MAHKEMESİ :Asliye Hukuk Mahkemesi
Taraflar arasındaki itirazın iptali davasının yapılan yargılaması sonunda ilamda yazılı nedenlerden dolayı davanın reddine yönelik olarak verilen hükmün süresi içinde davacı ve davalılar avukatınca temyiz edilmesi üzerine dosya incelendi gereği konuşulup düşünüldü.
KARAR
Davacı, davalıların murisleri … ile imzalanan İhtiyaç … sözleşmesi neticesinde … kullandırılmış olduğunu, borçlu …’ın vefatı üzerine, 29/08/2014 tarihinde, borçlunun mirasçılarına muacceliyet ihtarnamesi tebliğ edildiğini, bakiye borcun 1 hafta içerisinde ödenmesi için süre verildiğini, verilen süre içerisinde borç ödenmediğinden borcun tahsili için murisin yasal mirasçıları hakkında icra takibi başlatıldığını, mirasçıların bu takibe itirazda bulunduğunu ileri sürerek vaki itirazın iptali ile icra inkar tazminatına hükmedilmesini istemiştir.
Davalılar, davanın reddini dilemişlerdir. Mahkemece, davanın reddine karar verilmiş; hüküm, davacı ve davalılar tarafından temyiz edilmiştir.

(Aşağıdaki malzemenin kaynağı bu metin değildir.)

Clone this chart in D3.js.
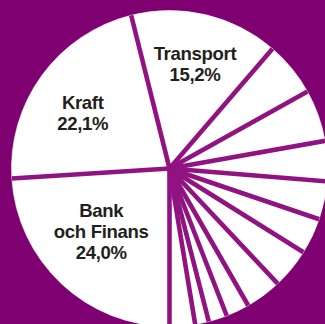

Dava, tüketici kredisinden doğan alacak için başlatılan takibe vaki itirazın iptali istemine ilişkindir. Davacı banka, davalıların murislerine ait … borcunun tahsili amacıyla başlatılan icra takibine yapılan itirazın iptali isteminde bulunmuş, davalı mirasçılar ise, murislerinin kanser hastası olduğunun davacı banka tarafından bilindiğini, … kullananın yaşamsal riski karşısında sigortalandığını, riskin gerçekleşmiş olması nedeniyle ödenmeyen … borcunun sigorta şirketinden talep edilmesi gerektiğini, murisleri …’ın terekesinin borca batık olmasından, yani aktif terekesi olmayan murisin mirasını ayrıca reddetmeye gerek olmadığından, doğal olarak murislerinin mirasını reddetmiş sayıldıklarını, bu durumda borçtan sorumlu olmadıklarını savunmuşlardır.

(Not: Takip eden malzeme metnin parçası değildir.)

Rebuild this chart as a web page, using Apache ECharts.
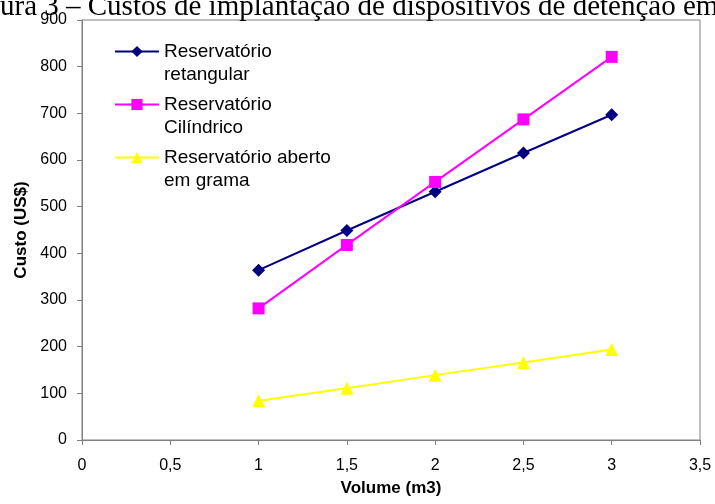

Mahkemece, muris …’ın 28/02/2014 tarihinde vefat ettiği, dava konusu … sözleşmesine bağlı olarak düzenlenmiş bulunan ve ….11.2013-06.11.2017 tarihini kapsayan hayat sigortasının teminat süresi içerisinde vefatın yani rizikonun gerçekleştiği, davacı bankanın poliçede daini mürtehin sıfatı bulunması sebebiyle vefat tazminatının dava dışı sigorta şirketinden talep etme hakkının davacı bankada bulunduğu ancak kullanılmadığı, davacı bankanın sigorta şirketinden … bu vefat tazminatını talep etmeden müteveffa … mirasçıları hakkında icra takibi ve dava ikamesinin TMK. 3. maddesinde bahse konu edilen iyiniyet kurallarına, … sözleşmesinin 13. maddesine ve incelenen diğer mevzuata aykırı bulunduğu gerekçesiyle davanın reddine karar verilmiştir. Uyuşmazlık kullanılan … borcundan dolayı hayat sigortası olmasına rağmen mirasçılara müracaat edilip edilmeyeceği noktasında toplanmaktadır.

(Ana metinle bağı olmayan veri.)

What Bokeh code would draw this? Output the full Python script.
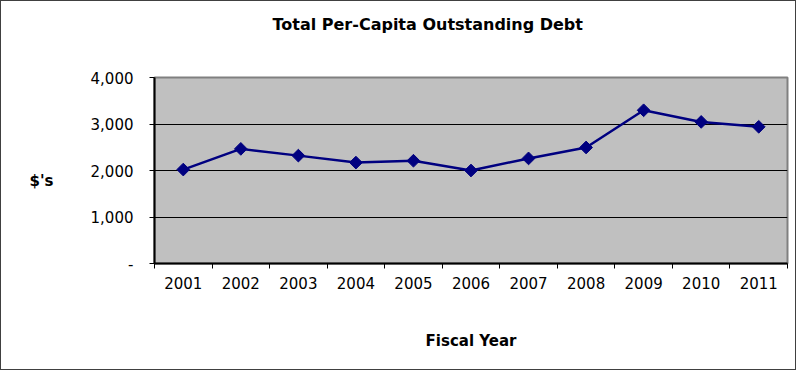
import math
from bokeh.plotting import figure
from bokeh.models import FixedTicker, Range1d, NumeralTickFormatter
from bokeh.embed import file_html
from bokeh.resources import INLINE

# ---- data ----
years = ["2001", "2002", "2003", "2004", "2005", "2006", "2007", "2008", "2009", "2010", "2011"]
debt = [2020, 2465, 2320, 2170, 2210, 2000, 2260, 2495, 3295, 3045, 2940]
y_ticks = [0, 1000, 2000, 3000, 4000]

FONT = "DejaVu Sans"
xpos = [i + 0.5 for i in range(len(years))]

p = figure(width=796, height=370, output_backend="svg", toolbar_location=None,
           x_range=Range1d(0, len(years)), y_range=Range1d(0, 4000),
           min_border_left=153, min_border_right=10, min_border_top=76, min_border_bottom=108,
           title="Total Per-Capita Outstanding Debt\n\n")
p.styles = {"border": "1px solid #404040", "box-sizing": "border-box"}
p.background_fill_color = "#C0C0C0"
p.border_fill_color = "white"
p.outline_line_color = "#808080"
p.outline_line_width = 2

p.title.align = "left"
p.title.offset = 118
p.title.standoff = 12
p.title.text_font = FONT
p.title.text_font_size = "16px"
p.title.text_font_style = "bold"
p.title.text_color = "black"

# x axis
p.xaxis.ticker = FixedTicker(ticks=xpos, minor_ticks=list(range(len(years) + 1)))
p.xaxis.major_label_overrides = {x: y for x, y in zip(xpos, years)}
p.xaxis.major_tick_out = 0
p.xaxis.major_tick_in = 0
p.xaxis.minor_tick_out = 5
p.xaxis.minor_tick_in = 0
p.xaxis.minor_tick_line_color = "black"
p.xaxis.axis_line_color = "black"
p.xaxis.axis_line_width = 2
p.xaxis.major_label_standoff = 8
p.xaxis.major_label_text_font = FONT
p.xaxis.major_label_text_font_size = "15px"
p.xaxis.major_label_text_color = "black"
p.xaxis.axis_label = "Fiscal Year"
p.xaxis.axis_label_standoff = 40
p.xaxis.axis_label_text_font = FONT
p.xaxis.axis_label_text_font_size = "15px"
p.xaxis.axis_label_text_font_style = "bold"
p.xaxis.axis_label_text_color = "black"

# y axis
p.yaxis.ticker = FixedTicker(ticks=y_ticks)
p.yaxis.formatter = NumeralTickFormatter(format="0,0")
p.yaxis.major_label_overrides = {0: "-"}
p.yaxis.major_tick_out = 5
p.yaxis.major_tick_in = 0
p.yaxis.minor_tick_line_color = None
p.yaxis.axis_line_color = "black"
p.yaxis.axis_line_width = 2
p.yaxis.major_label_standoff = 16
p.yaxis.major_label_text_font = FONT
p.yaxis.major_label_text_font_size = "15px"
p.yaxis.major_label_text_color = "black"
p.yaxis.axis_label = "\n$'s"
p.yaxis.axis_label_orientation = "horizontal"
p.yaxis.axis_label_standoff = 34
p.yaxis.axis_label_text_font = FONT
p.yaxis.axis_label_text_font_size = "15px"
p.yaxis.axis_label_text_font_style = "bold"
p.yaxis.axis_label_text_color = "black"

p.xgrid.grid_line_color = None
p.ygrid.ticker = FixedTicker(ticks=y_ticks[1:-1])
p.ygrid.grid_line_color = "black"
p.ygrid.grid_line_width = 1
p.ygrid.grid_line_alpha = 1

p.line(xpos, debt, line_color="#000080", line_width=2.5)
p.scatter(xpos, debt, marker="square", angle=math.pi / 4, size=9,
          fill_color="#000080", line_color="#000080")

open("out.html", "w").write(file_html(p, INLINE))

Hemen belirtilmelidir ki, somut olayda hayat sigortası yapıldığı ve priminin ödendiği, murisin poliçeler üzerinde banka lehine dain ve mürtehin hakkı tesis ettiği uyuşmazlık konusu değildir. Davacı banka mirasçılara karşı icra takibine geçtiğini ve davalıların takibe haksız olarak itiraz ettiklerini beyan ederek eldeki davayı açmış ise de sigorta poliçelerinin üzerinde davacı Banka’nın adına dain ve mürtehin kaydı bulunacağı yazılı olup sigorta şirketinin 01.08.2014 tarihli menfi yanıtına karşı hukuki yollar davacı banka tarafından tüketilmeden mirasçılara karşı takip başlatılması yerinde değildir.
Mahkemece, bu husus gözetilerek vaktinden evvel açıldığı anlaşılan davanın usulden reddi gerekirken, işin esasına girilerek yazılı şekilde hüküm tesisi usul ve yasaya aykırı olup, hükmün bozulmasını gerektirir.
Bozma nedenine göre davacı ve davalıların sair temyiz itirazlarının incelenmesine bu aşamada gerek görülmemiştir.
SONUÇ:
Yukarıda birinci bentte açıklanan nedenlerle hükmün BOZULMASINA, ikinci bent gereğince davacı ve davalıların sair temyiz itirazlarının incelenmesine yer olmadığına, peşin alınan 29,20 TL harcın davacıya iadesine, HUMK’nun 440/I maddesi uyarınca tebliğden itibaren … gün içerisinde karar düzeltme yolu açık olmak üzere, 28/03/2019 gününde oybirliğiyle karar verildi.